◆ Exercise goal ◆
Leaving out every picture, retype the lines below from the top through the one that contains "(0,0) rectangle (829,1104);".

◆ Dataset section ◆

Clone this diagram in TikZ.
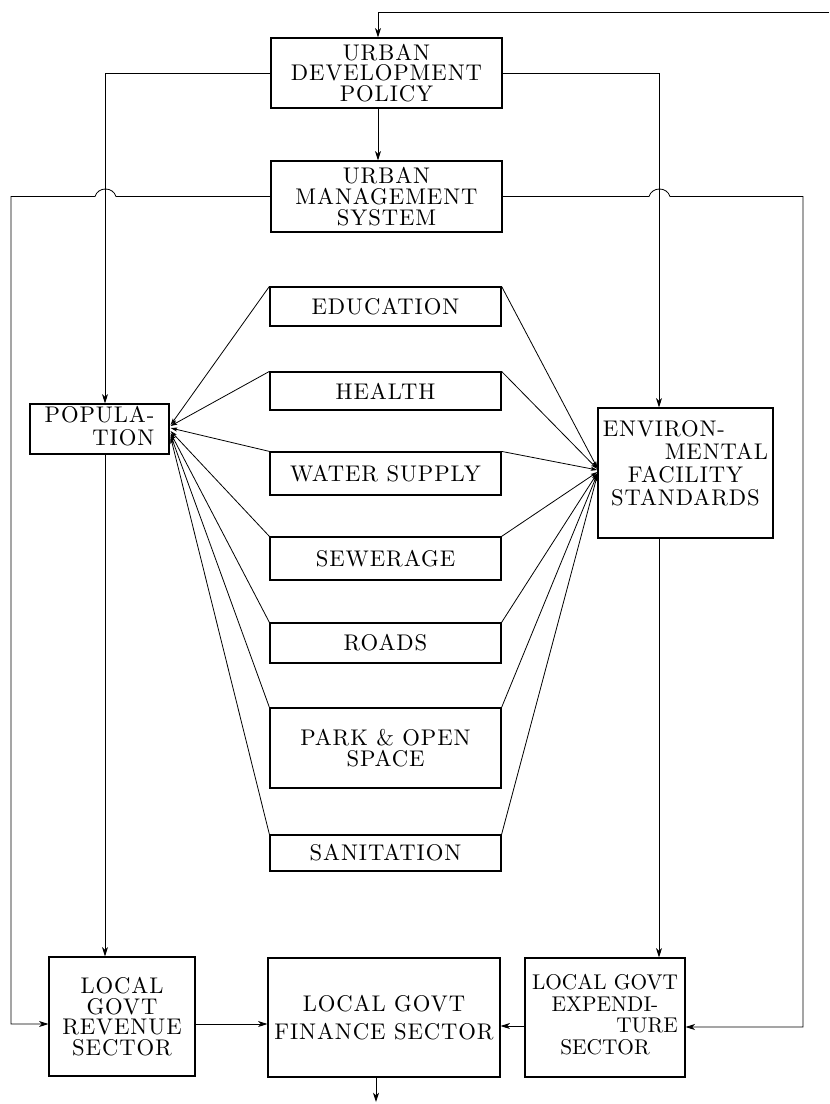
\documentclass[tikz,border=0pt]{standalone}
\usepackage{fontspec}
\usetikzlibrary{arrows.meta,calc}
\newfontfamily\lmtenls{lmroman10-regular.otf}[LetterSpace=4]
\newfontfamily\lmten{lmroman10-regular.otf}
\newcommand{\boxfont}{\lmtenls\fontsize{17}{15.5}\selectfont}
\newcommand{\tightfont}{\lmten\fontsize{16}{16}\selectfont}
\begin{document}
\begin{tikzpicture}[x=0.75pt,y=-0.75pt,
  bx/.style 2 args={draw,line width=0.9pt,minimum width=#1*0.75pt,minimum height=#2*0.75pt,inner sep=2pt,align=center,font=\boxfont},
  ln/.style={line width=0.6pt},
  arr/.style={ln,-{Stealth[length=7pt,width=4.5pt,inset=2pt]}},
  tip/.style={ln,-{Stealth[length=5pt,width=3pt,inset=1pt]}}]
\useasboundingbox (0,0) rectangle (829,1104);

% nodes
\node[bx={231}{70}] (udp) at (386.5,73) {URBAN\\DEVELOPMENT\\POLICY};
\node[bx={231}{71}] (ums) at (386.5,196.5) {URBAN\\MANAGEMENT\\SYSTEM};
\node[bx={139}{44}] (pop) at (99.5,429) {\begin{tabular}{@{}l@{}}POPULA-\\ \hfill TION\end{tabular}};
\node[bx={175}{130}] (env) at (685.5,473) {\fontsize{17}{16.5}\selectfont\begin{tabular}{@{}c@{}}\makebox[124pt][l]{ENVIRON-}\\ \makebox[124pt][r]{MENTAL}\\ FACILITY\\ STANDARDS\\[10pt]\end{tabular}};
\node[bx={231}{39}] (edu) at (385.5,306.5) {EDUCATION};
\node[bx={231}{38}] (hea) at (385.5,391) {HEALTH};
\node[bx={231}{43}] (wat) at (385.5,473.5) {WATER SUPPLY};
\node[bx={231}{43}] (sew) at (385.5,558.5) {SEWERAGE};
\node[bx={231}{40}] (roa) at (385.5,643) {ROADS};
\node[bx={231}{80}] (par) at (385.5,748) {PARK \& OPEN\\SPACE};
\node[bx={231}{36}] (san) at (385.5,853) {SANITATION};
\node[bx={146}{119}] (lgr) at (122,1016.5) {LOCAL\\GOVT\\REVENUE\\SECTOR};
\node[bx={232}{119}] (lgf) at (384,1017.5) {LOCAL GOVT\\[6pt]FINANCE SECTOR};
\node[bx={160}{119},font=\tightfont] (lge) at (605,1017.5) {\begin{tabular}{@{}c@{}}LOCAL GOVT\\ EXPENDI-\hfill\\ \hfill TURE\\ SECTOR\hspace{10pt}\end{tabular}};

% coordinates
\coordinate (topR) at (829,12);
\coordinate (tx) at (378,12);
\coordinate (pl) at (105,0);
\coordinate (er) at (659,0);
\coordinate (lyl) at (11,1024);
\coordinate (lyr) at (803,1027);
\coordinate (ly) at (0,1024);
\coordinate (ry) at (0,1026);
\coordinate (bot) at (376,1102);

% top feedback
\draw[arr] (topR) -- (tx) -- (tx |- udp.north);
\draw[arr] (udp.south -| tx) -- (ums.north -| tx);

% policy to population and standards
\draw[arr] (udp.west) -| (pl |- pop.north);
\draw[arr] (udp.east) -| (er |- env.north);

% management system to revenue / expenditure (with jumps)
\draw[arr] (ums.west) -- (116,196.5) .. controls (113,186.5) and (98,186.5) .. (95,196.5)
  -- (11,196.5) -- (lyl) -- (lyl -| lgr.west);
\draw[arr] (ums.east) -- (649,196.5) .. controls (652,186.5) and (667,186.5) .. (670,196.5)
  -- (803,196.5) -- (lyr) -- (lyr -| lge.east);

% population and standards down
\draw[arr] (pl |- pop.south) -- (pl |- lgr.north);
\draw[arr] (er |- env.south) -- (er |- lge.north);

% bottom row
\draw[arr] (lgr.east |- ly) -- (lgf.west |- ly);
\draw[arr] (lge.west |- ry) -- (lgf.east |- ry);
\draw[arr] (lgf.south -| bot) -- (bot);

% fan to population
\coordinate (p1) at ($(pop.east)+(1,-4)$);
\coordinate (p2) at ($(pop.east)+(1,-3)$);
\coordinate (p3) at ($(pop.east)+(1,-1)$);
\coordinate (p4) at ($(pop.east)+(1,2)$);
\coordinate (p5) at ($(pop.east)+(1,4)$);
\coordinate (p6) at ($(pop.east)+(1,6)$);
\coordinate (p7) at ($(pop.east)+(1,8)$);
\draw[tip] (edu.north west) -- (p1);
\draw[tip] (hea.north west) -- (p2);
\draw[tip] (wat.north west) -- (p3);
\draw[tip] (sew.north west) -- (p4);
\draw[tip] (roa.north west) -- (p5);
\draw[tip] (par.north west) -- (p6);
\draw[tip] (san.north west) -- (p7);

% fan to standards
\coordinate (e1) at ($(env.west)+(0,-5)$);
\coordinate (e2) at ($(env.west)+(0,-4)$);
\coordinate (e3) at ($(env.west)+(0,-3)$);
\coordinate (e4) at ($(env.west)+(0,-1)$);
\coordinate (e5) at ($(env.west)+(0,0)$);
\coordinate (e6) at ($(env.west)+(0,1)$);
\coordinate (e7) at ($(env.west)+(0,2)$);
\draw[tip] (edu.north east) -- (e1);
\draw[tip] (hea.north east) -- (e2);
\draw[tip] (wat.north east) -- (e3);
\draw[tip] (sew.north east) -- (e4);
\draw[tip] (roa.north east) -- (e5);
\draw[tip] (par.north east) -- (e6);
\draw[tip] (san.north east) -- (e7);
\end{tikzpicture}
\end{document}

◆ Output ◆
Clone this diagram in TikZ.
\documentclass[tikz,border=0pt]{standalone}
\usepackage{fontspec}
\usetikzlibrary{arrows.meta,calc}
\newfontfamily\lmtenls{lmroman10-regular.otf}[LetterSpace=4]
\newfontfamily\lmten{lmroman10-regular.otf}
\newcommand{\boxfont}{\lmtenls\fontsize{17}{15.5}\selectfont}
\newcommand{\tightfont}{\lmten\fontsize{16}{16}\selectfont}
\begin{document}
\begin{tikzpicture}[x=0.75pt,y=-0.75pt,
  bx/.style 2 args={draw,line width=0.9pt,minimum width=#1*0.75pt,minimum height=#2*0.75pt,inner sep=2pt,align=center,font=\boxfont},
  ln/.style={line width=0.6pt},
  arr/.style={ln,-{Stealth[length=7pt,width=4.5pt,inset=2pt]}},
  tip/.style={ln,-{Stealth[length=5pt,width=3pt,inset=1pt]}}]
\useasboundingbox (0,0) rectangle (829,1104);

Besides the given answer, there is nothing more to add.